More Compliance Trauma

Someone showed me how they use Oracle’s Sales Online the other day.  Or more accurately, why they don’t bother with it.  Part of a $500m technology-related business, founded in Chicago back in 55, all their global reps are expected to use the system.  Yet none do.  Whenever the Brits moan about it, the response from Corporate is simply “it works in America”.  How helpful.

Then I saw the very front screen they log onto.  It was worse than a spreadsheet.  A very software-looking listing with columns for; opportunity name, value, status & likelihood.  The screen I was shown even had opportunities still live which had been won, and the most common value was virtually ubiquituous, $50,000, and every status was set to ‘open’.  They’d asked for a couple of mods, but 12 months later still no appearance.

Not much use and not much used.

And then I spoke to one of my long-time customer’s that I really think are moving in the right direction and have a lot of time for.  They use Saratoga’s Avenue.  Their head of sales dropped the bombshell that no-one uses it, and he was getting grief from HQ in Europe about it.  He responded he’d asked for a couple of mods, but 12 months later still no appearance.  Sounds familiar…

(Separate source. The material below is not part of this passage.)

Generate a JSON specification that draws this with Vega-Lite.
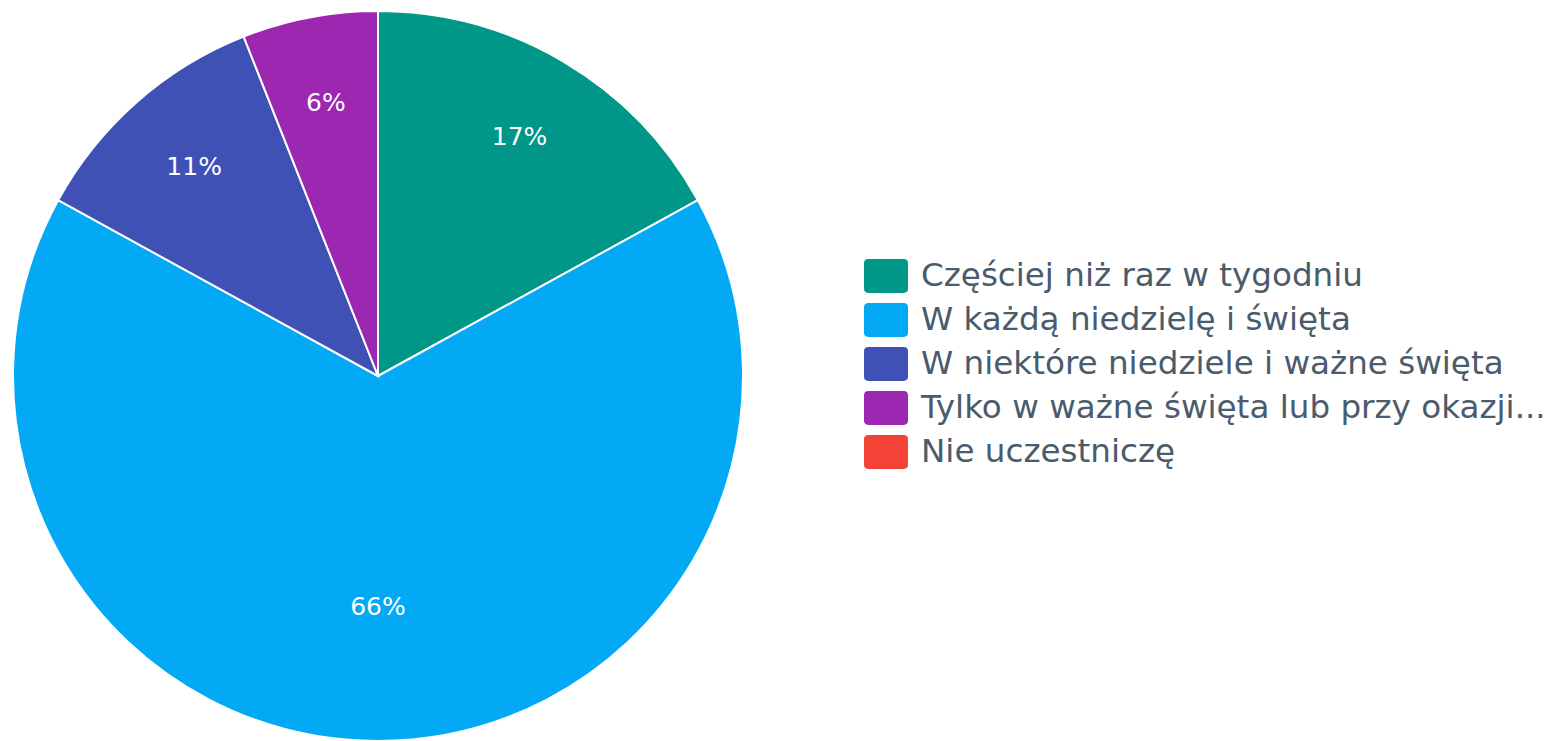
{
  "$schema": "https://vega.github.io/schema/vega-lite/v6.json",
  "width": 756,
  "height": 752,
  "padding": 0,
  "autosize": {"type": "pad"},
  "background": "white",
  "config": {"view": {"stroke": null}, "font": "DejaVu Sans"},
  "data": {
    "values": [
      {"k": 1, "category": "Częściej niż raz w tygodniu", "value": 0.17},
      {"k": 2, "category": "W każdą niedzielę i święta", "value": 0.66},
      {"k": 3, "category": "W niektóre niedziele i ważne święta", "value": 0.11},
      {"k": 4, "category": "Tylko w ważne święta lub przy okazji...", "value": 0.06},
      {"k": 5, "category": "Nie uczestniczę", "value": 0}
    ]
  },
  "encoding": {
    "theta": {"field": "value", "type": "quantitative", "stack": true},
    "order": {"field": "k", "type": "quantitative"}
  },
  "layer": [
    {
      "mark": {"type": "arc", "outerRadius": 365, "stroke": "white", "strokeWidth": 2},
      "encoding": {
        "color": {
          "field": "category",
          "type": "nominal",
          "scale": {
            "domain": ["Częściej niż raz w tygodniu", "W każdą niedzielę i święta", "W niektóre niedziele i ważne święta", "Tylko w ważne święta lub przy okazji...", "Nie uczestniczę"],
            "range": ["#009688", "#03A9F4", "#3F51B5", "#9C27B0", "#F44336"]
          },
          "legend": {
            "title": null,
            "orient": "none",
            "legendX": 864,
            "legendY": 254,
            "padding": 0,
            "symbolType": "M-0.8,-0.77L0.8,-0.77Q1,-0.77 1,-0.57L1,0.57Q1,0.77 0.8,0.77L-0.8,0.77Q-1,0.77 -1,0.57L-1,-0.57Q-1,-0.77 -0.8,-0.77Z",
            "symbolSize": 1936,
            "symbolStrokeWidth": 0,
            "symbolOpacity": 1,
            "labelFont": "DejaVu Sans",
            "labelFontSize": 32.6,
            "labelColor": "#4a5b6c",
            "labelOffset": 13,
            "labelLimit": 800,
            "rowPadding": 5
          }
        }
      }
    },
    {
      "mark": {"type": "text", "radius": 278, "fontSize": 25, "font": "DejaVu Sans", "color": "white"},
      "encoding": {
        "text": {"field": "value", "type": "quantitative", "format": ".0%"},
        "opacity": {"condition": {"test": "datum.value > 0 && datum.value < 0.5", "value": 1}, "value": 0}
      }
    },
    {
      "mark": {"type": "text", "radius": 231, "fontSize": 25, "font": "DejaVu Sans", "color": "white"},
      "encoding": {
        "text": {"field": "value", "type": "quantitative", "format": ".0%"},
        "opacity": {"condition": {"test": "datum.value >= 0.5", "value": 1}, "value": 0}
      }
    }
  ]
}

So I spoke to both chaps about their view of crm.  It’s heart-wrenching.  Along with me, they are both huge fans of what crm should accomplish.  Yet it never gets anywhere near success.  Martin summed it up really well something like this:

‘What sales guys need is a sales tool, and all they ever get is a management tool.  And the sales guys know this.  The only thing they get consistently asked for is their ‘number’, so the only thing they really ever input is what the finger-in-air value of deal will be and roughly when it’ll hopefully come in, so management can create a pipeline spreadsheet and everyone’s off their backs for another month.”